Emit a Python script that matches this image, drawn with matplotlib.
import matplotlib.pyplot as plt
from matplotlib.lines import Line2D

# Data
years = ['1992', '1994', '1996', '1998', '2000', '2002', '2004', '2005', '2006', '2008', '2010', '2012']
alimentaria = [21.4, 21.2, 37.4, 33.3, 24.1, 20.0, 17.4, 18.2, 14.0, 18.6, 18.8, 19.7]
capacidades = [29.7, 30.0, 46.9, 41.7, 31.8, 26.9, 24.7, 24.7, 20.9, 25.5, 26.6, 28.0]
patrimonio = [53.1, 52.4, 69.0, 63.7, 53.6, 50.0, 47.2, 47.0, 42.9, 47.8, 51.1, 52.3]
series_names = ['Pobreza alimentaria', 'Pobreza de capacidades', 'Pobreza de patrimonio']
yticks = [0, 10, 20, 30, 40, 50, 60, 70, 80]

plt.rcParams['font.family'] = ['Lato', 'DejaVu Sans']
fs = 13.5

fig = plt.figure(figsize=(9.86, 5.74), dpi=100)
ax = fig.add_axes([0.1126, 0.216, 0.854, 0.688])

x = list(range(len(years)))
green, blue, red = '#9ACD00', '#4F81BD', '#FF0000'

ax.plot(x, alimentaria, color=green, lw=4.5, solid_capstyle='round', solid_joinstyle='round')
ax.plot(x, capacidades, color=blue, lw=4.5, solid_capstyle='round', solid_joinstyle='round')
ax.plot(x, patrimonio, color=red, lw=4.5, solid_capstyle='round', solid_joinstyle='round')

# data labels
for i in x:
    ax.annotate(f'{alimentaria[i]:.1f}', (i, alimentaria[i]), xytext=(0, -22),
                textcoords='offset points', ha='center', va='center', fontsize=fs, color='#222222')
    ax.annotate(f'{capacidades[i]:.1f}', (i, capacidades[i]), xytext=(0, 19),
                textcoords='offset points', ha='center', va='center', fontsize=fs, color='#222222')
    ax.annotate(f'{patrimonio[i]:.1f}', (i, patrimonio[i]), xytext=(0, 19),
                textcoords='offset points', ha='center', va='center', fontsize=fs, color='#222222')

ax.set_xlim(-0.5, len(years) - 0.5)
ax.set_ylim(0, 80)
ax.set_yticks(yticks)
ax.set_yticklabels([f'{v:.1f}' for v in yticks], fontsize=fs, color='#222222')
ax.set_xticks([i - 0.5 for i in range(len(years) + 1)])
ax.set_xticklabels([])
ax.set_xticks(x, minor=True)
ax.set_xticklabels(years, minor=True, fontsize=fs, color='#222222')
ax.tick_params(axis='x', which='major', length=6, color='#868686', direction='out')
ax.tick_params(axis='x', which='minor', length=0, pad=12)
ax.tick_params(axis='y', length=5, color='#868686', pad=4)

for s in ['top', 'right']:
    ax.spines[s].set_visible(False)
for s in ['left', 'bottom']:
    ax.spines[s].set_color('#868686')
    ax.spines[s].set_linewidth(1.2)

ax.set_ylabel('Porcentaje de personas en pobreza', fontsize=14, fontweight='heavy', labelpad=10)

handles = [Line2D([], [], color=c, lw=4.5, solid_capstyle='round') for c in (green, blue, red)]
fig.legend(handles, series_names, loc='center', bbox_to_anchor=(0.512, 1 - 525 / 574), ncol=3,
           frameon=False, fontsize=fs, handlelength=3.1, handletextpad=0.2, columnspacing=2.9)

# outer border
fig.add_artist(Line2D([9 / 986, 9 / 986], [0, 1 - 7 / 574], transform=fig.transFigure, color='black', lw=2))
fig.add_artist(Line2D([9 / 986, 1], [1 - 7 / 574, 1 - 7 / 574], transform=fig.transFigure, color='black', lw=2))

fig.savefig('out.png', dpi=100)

________________________

Aim
Only the lines from the opening of the material through the line with "from matplotlib.lines import Line2D" should be echoed, exactly as written.

The answer
Emit a Python script that matches this image, drawn with matplotlib.
import matplotlib.pyplot as plt
from matplotlib.lines import Line2D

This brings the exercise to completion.